Independent corporate due diligence routinely surfaces issues such as:

  • Undisclosed ownership or control. Shell entities masking involvement of politically exposed persons or sanctioned individuals.

  • Reputational red flags. Civil litigation, regulatory sanctions, or media allegations not disclosed in standard questionnaires.

  • Financial irregularities. Repeated dissolutions, unpaid judgments, or entities registered in high-risk jurisdictions.

  • Conflicts of interest. Overlapping directorships, vendor relationships, or familial ties that compromise governance.

  • Cultural or ethical concerns. Workplace controversies or historical conduct that may not appear in formal records but affect brand and trust.

Identifying these factors early prevents embarrassment later. The cost of proactive due diligence is negligible compared to the financial and reputational damage of discovering problems after execution.

Why Independence Matters

Objectivity is the foundation of credible intelligence.
An internal compliance review, however skilled, remains bound by organizational loyalties and limited by what insiders know. Independent investigators operate without those constraints. Their findings are defensible because they are impartial, documented, and derived from outside sources.

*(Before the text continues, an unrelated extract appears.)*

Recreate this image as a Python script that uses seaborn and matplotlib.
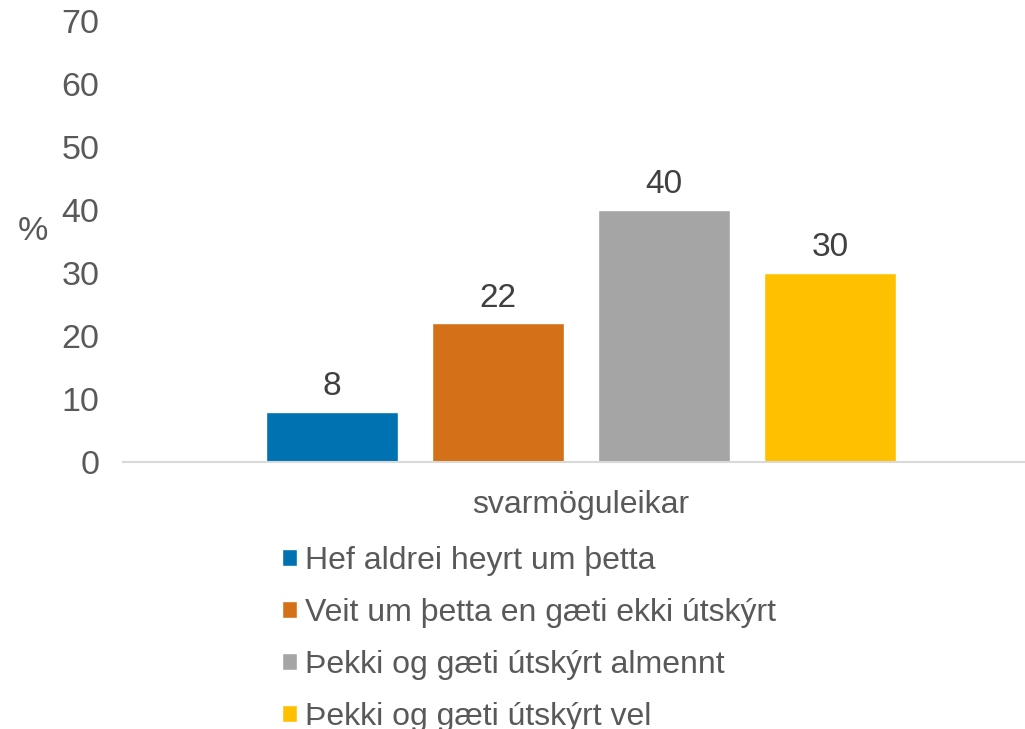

Independence also strengthens governance. When a board can show that it relied on external due diligence before approving a transaction or executive hire, it demonstrates prudence to shareholders, regulators, and insurers. In an era of heightened scrutiny, that documentation is invaluable.

Global and Cross-Border Considerations

Today’s corporate landscape is rarely confined to one jurisdiction. Entities and individuals often span continents, using structures that obscure ownership or regulatory exposure.
Kingfisher’s cross-border due diligence integrates international corporate registries, sanctions databases, and multilingual research to verify holdings and affiliations worldwide.

This capability is essential for companies engaged in mergers, supply-chain partnerships, or investments touching foreign markets. Sanctions compliance, anti-money-laundering regulations, and ESG considerations all depend on accurate, cross-verified intelligence.

How Findings Are Used

The results of investigative due diligence serve multiple functions:

  • Transactional Assurance: Boards and investors proceed with clarity about counterparties.

  • Reputational Protection: Communications teams and leadership can address vulnerabilities before public exposure.

  • Strategic Leverage: Negotiators gain insight into counterparties’ motivations or pressures.

  • Regulatory Defense: If questions arise later, the organization can demonstrate that decisions were based on documented, good-faith investigation.

Ultimately, due diligence transforms unknowns into manageable information—converting uncertainty into strategic advantage.

Key Takeaways

  • Independent due diligence supplements, not replaces, internal compliance. It brings objectivity and depth to complex corporate decisions.

  • Verified intelligence prevents financial, legal, and reputational loss that standard screening may miss.

  • Documented process protects boards, counsel, and investors by demonstrating prudence and governance.

  • Global scope ensures exposure is understood across jurisdictions and regulatory environments.

  • Confidential handling preserves privilege and protects all parties involved.

Independent corporate due diligence is no longer optional; it is a form of risk governance. For those responsible for major decisions, certainty is not a luxury—it is a fiduciary obligation.